-- Given information --
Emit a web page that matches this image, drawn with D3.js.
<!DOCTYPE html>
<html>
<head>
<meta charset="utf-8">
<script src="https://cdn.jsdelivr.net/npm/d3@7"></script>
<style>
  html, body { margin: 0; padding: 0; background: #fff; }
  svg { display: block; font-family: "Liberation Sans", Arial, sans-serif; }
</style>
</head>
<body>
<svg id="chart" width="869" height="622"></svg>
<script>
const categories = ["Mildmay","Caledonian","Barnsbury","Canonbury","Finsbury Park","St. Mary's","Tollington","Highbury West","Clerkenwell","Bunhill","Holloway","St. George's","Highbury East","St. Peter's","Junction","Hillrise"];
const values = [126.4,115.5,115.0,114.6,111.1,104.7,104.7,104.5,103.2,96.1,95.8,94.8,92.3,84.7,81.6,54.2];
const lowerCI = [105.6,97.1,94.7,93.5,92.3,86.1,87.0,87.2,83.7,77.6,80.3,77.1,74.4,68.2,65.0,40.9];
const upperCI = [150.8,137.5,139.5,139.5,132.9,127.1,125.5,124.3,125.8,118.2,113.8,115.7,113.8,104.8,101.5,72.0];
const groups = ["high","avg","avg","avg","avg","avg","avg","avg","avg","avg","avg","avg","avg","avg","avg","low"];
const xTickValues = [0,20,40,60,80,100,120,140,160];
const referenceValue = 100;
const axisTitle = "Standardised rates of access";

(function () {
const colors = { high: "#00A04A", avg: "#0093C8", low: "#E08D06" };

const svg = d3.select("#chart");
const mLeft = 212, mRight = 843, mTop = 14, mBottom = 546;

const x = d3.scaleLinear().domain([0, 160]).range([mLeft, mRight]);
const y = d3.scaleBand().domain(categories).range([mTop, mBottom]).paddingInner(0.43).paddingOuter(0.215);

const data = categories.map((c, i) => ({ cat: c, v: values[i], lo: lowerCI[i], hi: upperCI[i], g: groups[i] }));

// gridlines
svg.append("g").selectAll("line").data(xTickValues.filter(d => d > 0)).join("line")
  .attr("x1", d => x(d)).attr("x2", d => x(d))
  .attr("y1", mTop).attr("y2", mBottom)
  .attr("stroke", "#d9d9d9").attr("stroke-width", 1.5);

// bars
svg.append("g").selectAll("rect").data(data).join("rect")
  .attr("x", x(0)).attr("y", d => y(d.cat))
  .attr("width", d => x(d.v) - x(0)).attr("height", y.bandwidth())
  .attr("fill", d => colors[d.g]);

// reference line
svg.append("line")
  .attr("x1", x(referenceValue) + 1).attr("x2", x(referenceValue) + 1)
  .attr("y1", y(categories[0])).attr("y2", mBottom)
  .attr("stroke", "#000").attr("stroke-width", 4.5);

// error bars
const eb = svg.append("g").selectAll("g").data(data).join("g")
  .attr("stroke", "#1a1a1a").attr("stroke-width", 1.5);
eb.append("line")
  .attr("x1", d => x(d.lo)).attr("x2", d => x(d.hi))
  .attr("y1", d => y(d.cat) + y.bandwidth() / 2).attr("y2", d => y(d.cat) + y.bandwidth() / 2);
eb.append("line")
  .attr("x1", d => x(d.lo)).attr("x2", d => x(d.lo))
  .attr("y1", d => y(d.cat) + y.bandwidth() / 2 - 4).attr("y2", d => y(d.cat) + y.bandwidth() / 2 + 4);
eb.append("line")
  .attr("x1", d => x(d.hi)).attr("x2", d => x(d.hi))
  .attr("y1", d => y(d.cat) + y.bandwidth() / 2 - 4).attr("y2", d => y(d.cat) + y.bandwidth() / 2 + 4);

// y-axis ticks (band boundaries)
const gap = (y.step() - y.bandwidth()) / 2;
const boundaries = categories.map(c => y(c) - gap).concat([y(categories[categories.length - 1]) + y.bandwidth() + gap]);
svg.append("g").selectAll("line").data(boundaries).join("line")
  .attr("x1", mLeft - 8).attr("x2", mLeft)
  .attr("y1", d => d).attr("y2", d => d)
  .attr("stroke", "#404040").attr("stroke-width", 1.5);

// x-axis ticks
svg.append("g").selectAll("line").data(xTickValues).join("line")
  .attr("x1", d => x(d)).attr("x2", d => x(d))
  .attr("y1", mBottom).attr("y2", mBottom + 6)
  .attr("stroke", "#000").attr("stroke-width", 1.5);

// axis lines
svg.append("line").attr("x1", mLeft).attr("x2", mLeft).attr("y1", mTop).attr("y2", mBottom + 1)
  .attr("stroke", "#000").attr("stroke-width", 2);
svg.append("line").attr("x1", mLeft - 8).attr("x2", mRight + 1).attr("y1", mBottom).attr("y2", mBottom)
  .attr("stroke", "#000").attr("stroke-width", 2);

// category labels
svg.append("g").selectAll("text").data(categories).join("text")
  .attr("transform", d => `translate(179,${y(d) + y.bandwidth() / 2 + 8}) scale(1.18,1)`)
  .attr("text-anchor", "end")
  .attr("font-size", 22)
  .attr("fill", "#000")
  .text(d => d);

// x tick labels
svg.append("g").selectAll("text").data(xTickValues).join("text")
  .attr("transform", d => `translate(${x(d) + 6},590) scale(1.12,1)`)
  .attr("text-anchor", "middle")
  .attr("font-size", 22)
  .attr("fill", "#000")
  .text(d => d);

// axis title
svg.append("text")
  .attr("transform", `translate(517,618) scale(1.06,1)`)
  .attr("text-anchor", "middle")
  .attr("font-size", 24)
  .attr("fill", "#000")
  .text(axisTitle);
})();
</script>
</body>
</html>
...
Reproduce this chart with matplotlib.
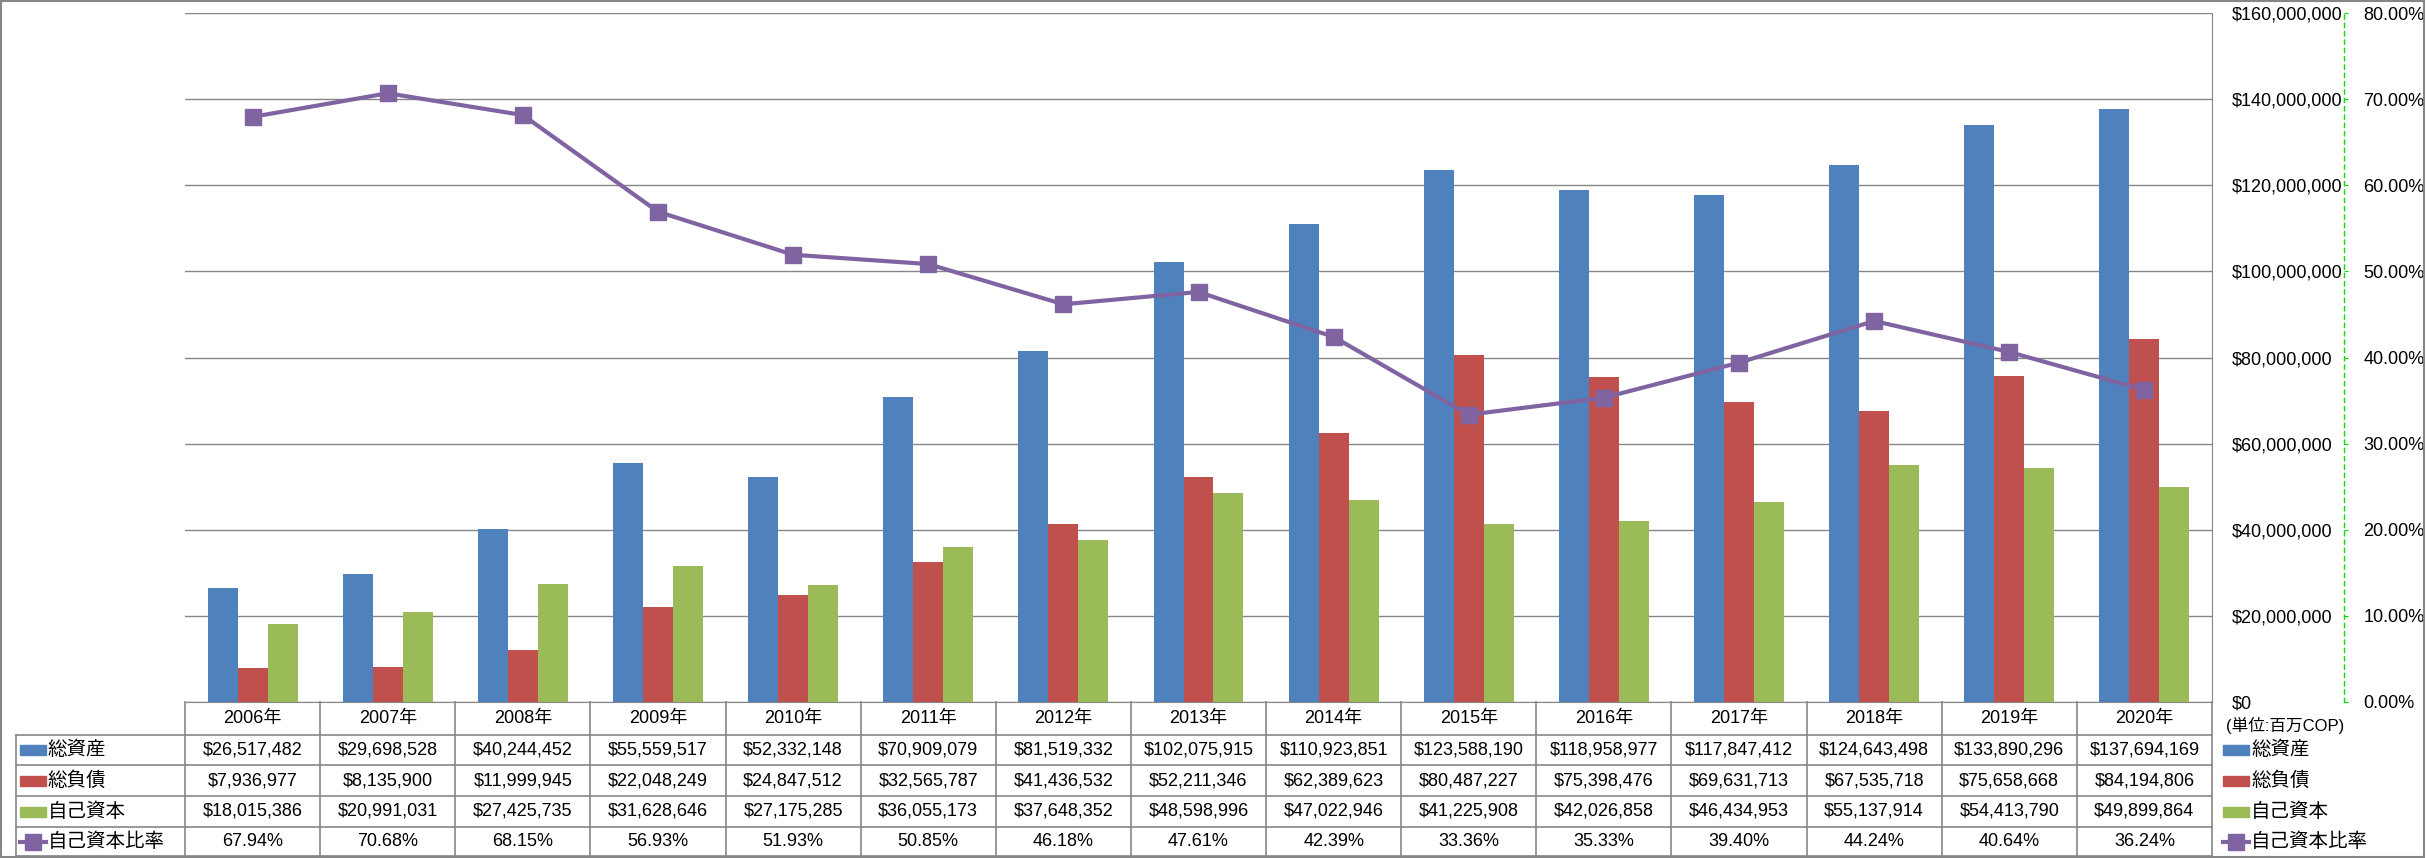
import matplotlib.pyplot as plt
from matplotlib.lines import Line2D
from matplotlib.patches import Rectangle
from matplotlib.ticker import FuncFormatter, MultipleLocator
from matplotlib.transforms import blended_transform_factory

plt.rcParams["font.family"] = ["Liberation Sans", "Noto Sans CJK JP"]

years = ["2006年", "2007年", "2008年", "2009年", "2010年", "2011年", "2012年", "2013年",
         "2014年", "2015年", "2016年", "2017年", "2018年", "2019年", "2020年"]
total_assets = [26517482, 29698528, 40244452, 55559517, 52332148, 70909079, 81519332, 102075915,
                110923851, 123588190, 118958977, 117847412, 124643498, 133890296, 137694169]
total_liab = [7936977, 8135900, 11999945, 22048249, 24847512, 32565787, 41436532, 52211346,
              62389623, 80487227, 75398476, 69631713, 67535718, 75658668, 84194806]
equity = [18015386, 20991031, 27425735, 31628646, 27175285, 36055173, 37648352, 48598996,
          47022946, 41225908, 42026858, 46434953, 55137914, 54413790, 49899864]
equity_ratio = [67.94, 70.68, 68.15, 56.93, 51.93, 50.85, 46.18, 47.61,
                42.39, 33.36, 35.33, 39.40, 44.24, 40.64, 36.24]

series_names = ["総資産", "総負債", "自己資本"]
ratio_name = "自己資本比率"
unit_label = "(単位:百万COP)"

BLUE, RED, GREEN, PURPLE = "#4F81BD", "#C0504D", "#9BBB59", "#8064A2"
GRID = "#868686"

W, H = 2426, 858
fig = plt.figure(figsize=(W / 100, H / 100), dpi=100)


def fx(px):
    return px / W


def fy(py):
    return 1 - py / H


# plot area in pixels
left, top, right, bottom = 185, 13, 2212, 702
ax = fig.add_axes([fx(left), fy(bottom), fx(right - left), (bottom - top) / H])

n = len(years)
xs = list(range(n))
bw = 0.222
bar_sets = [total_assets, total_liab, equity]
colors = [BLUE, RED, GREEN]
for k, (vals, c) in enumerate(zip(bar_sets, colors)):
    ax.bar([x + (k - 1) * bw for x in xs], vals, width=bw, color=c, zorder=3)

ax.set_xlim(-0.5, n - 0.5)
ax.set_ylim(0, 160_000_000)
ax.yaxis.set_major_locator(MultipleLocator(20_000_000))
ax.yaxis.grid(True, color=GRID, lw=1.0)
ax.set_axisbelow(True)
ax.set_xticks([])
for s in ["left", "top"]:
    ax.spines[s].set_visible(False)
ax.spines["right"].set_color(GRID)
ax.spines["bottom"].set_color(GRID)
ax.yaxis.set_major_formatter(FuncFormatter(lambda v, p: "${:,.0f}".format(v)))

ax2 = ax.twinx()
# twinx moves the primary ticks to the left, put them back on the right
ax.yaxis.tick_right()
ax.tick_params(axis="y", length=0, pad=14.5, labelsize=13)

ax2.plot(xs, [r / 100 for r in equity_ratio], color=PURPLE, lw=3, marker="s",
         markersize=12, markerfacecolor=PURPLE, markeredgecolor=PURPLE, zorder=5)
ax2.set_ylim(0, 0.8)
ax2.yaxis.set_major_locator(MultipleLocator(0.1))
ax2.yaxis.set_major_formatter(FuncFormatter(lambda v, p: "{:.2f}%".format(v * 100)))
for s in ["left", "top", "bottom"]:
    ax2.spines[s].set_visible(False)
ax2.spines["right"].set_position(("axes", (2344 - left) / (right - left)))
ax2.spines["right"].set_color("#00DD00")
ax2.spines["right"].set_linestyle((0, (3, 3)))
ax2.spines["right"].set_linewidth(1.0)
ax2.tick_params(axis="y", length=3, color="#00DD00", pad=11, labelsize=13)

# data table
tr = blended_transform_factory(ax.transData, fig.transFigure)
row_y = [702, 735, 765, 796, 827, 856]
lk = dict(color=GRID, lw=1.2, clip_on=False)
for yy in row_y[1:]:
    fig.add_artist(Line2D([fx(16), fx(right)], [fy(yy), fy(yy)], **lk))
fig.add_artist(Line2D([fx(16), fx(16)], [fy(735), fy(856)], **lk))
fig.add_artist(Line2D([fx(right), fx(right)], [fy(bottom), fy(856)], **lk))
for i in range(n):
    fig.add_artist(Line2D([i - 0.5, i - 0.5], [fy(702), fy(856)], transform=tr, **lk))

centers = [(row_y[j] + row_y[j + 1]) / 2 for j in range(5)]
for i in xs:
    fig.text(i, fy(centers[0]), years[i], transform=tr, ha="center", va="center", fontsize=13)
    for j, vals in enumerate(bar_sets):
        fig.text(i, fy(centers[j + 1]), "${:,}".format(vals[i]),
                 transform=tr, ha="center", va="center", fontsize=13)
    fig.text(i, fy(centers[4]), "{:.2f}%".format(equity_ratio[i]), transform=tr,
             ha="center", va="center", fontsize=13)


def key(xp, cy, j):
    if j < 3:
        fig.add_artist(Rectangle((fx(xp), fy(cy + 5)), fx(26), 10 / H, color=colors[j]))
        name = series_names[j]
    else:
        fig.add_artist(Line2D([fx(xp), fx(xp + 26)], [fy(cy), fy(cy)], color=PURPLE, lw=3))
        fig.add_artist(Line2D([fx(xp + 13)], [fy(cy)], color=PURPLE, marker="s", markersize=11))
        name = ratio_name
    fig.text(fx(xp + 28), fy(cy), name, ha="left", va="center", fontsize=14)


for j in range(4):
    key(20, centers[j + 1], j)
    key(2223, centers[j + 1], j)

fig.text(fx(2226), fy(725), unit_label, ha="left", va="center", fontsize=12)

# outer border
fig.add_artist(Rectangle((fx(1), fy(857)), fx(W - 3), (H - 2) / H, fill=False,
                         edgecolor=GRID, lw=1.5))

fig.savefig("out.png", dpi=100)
...
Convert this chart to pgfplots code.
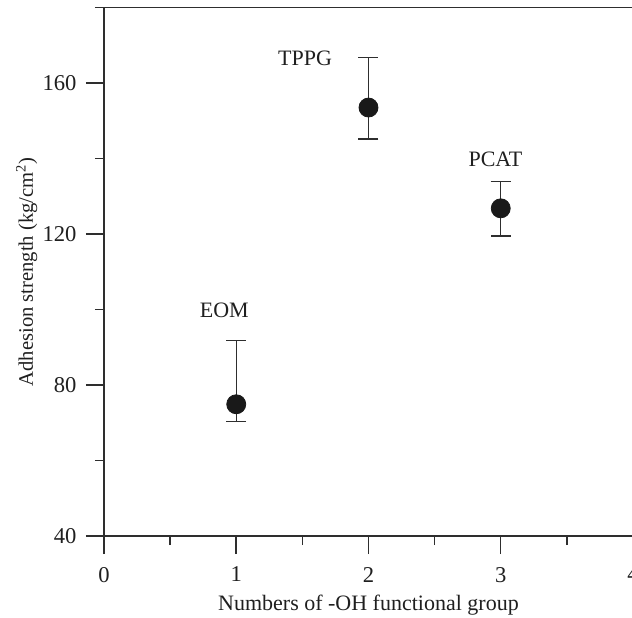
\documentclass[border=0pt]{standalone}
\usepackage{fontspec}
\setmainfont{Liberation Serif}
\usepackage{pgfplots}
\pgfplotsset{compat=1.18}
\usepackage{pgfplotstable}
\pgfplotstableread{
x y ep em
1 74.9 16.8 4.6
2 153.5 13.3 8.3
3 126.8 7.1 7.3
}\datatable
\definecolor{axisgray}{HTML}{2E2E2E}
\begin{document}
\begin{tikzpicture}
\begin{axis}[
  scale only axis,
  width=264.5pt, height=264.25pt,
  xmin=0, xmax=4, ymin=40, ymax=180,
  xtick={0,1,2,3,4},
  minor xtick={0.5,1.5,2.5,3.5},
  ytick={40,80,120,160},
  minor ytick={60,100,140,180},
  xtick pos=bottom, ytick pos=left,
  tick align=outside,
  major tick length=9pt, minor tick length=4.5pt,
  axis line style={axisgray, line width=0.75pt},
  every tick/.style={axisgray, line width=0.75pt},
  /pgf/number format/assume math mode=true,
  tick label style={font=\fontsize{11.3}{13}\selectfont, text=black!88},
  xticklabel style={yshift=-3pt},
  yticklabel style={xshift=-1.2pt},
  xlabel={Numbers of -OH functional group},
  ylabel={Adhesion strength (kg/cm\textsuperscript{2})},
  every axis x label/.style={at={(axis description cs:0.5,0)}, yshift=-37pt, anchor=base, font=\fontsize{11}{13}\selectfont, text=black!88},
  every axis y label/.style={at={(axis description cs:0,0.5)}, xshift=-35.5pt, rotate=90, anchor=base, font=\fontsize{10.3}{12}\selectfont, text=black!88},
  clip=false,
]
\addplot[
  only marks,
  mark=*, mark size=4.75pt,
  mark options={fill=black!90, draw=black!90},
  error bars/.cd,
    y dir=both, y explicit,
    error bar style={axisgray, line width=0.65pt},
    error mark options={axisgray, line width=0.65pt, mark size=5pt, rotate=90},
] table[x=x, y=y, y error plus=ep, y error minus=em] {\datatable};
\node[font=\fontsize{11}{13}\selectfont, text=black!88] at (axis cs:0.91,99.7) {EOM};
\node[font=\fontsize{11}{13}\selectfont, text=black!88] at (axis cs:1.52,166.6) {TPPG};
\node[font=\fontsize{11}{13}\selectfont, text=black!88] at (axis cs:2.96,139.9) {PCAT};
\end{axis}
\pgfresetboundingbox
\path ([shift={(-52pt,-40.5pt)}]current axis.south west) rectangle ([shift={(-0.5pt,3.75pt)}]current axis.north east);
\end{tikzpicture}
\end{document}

-- The request --
Only the lines from the one bearing "Reproduce this chart with matplotlib." to the one bearing "ax.bar([x + (k", both included, should be restated word for word, with pictures left out.

-- Written response --
Reproduce this chart with matplotlib.
import matplotlib.pyplot as plt
from matplotlib.lines import Line2D
from matplotlib.patches import Rectangle
from matplotlib.ticker import FuncFormatter, MultipleLocator
from matplotlib.transforms import blended_transform_factory

plt.rcParams["font.family"] = ["Liberation Sans", "Noto Sans CJK JP"]

years = ["2006年", "2007年", "2008年", "2009年", "2010年", "2011年", "2012年", "2013年",
         "2014年", "2015年", "2016年", "2017年", "2018年", "2019年", "2020年"]
total_assets = [26517482, 29698528, 40244452, 55559517, 52332148, 70909079, 81519332, 102075915,
                110923851, 123588190, 118958977, 117847412, 124643498, 133890296, 137694169]
total_liab = [7936977, 8135900, 11999945, 22048249, 24847512, 32565787, 41436532, 52211346,
              62389623, 80487227, 75398476, 69631713, 67535718, 75658668, 84194806]
equity = [18015386, 20991031, 27425735, 31628646, 27175285, 36055173, 37648352, 48598996,
          47022946, 41225908, 42026858, 46434953, 55137914, 54413790, 49899864]
equity_ratio = [67.94, 70.68, 68.15, 56.93, 51.93, 50.85, 46.18, 47.61,
                42.39, 33.36, 35.33, 39.40, 44.24, 40.64, 36.24]

series_names = ["総資産", "総負債", "自己資本"]
ratio_name = "自己資本比率"
unit_label = "(単位:百万COP)"

BLUE, RED, GREEN, PURPLE = "#4F81BD", "#C0504D", "#9BBB59", "#8064A2"
GRID = "#868686"

W, H = 2426, 858
fig = plt.figure(figsize=(W / 100, H / 100), dpi=100)


def fx(px):
    return px / W


def fy(py):
    return 1 - py / H


# plot area in pixels
left, top, right, bottom = 185, 13, 2212, 702
ax = fig.add_axes([fx(left), fy(bottom), fx(right - left), (bottom - top) / H])

n = len(years)
xs = list(range(n))
bw = 0.222
bar_sets = [total_assets, total_liab, equity]
colors = [BLUE, RED, GREEN]
for k, (vals, c) in enumerate(zip(bar_sets, colors)):
    ax.bar([x + (k - 1) * bw for x in xs], vals, width=bw, color=c, zorder=3)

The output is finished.